The number of software vulnerabilities reached an all-time high in 2014 the overwhelming majority of which had patches available on the day the issue was made public, research outfit Secunia has reported in its annual review.
But the figures, taken from the firm’s Personal Software Inspector (PSI) tool, reveal a troubling sting in the tail – if the patch wasn’t available on day one it was unlikely to be made available for some time - or possibly ever - forcing organisations to come up with alternative and complicated fixes.
As for vendors using open source libraries, many take week or months to patch the small but growing clutch of serious flaws being discovered in this class of software, a lesurely approach that looks increasingly out of touch with the realities of software insecurity.
Secunia recorded a total of 15,435 software vulnerabilities for the year, a figure that has accelerated sharply since 2012 when it stood at around 10,000. In 2014, ulnerabilities were found in 3,870 applications from 500 vendors, underlining the complexity of the patching workload now being imposed on organisations.
Within this, the 50 most popular applications suffered 1,348 vulnerabilities, almost three quarters of which were rated by Secunia as ‘highly’ or extremely’ critical which means they required urgent patching.
Of these, seven out of ten were Microsoft applications that were responsible for only 23 percent of the vulnerabilities. The message from this is simple – focusing on Microsoft patching won’t protect organisations because most of the risk lies elsewhere.
Secunia doesn’t include Windows XP in any of these calculations although a surprising 12 percent of its user base were running this operating system despite its end of life status.
As for time to patch, the low point for patch availablity was 2009 when only half of vulnerabilities had fixes available on day one since when the percentage has risen steadily to 2014’s 83.3 percent. Thirty days later, that rises to 84.3 percent, in other words barely changes at all.
“If it isn’t patched on the day of disclosure, chances are the vendor isn’t prioritising the issue,” said Secunia’s director of research, Kasper Lindgaard.
“That means you need to move to plan B, and apply alternative fixes to mitigate the risk.”
The improvement in the time-to-patch was most likely a result of better coordination between researchers and vendors, which is to say that many now have paid programmes in place designed to get early information on flaws.
Secunia doesn’t say which applications and vendors fit into the slower patching cycle but it can be assumed that it won’t be major vendors such as Microsoft or Adobe, or browser makers Google, and Mozilla. The culprits are probably smaller vendors without flaw disclosure programmes.
As for the anxiety-ridden topic of zero days, once rare these are now a major aspect of any and every vulnerability report, rising from 14 in 2013 to 25 last year, almost all in the top 25 most popular applications.

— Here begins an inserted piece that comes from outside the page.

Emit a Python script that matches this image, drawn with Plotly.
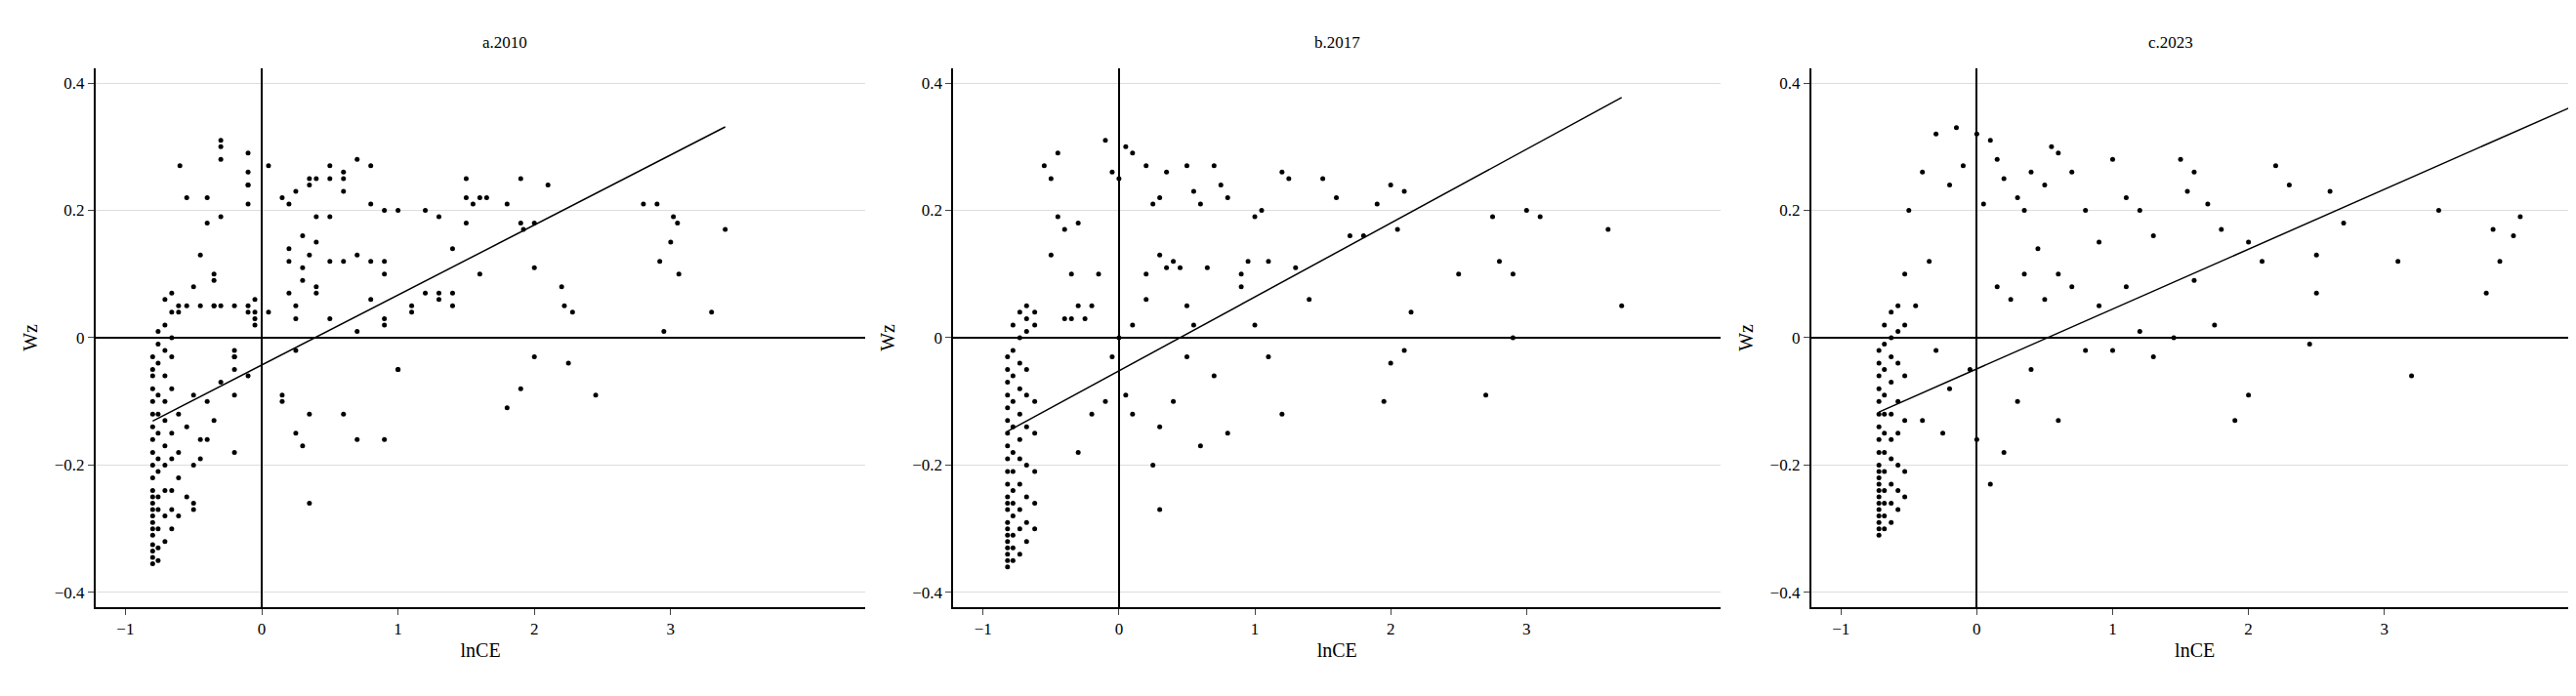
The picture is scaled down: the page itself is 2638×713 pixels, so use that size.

This underlines the importance of rapid patching.
Secunia touches on the issue of open source flaws, timely given that several high-profile issues were discovered during 2014 in bits of software nobody had paid much attention to until then.
According to Secunia, there is a major problem here because even large vendors don’t seem to be reacting rapidly to these issues. Unlike closed source software that has gone through years of pain, there seems to be a degree of complacency among some vendors.
Again, Secunia doesn’t name names but one vendor took 160 days to issue a patch for the one OpenSSL flaw with a number of others taking weeks to address Heartbleed and Shellshock. To be clear this isn't an issue to do with open source software per se so much as the third parties using it inside their products.
“We find that there is no general pattern to response times. Consequently, organisations can not presume to be able to predict which vendors are dependable and quick to react, when vulnerabilities are discovered in products bundled with open source libraries,” said Lindgaard.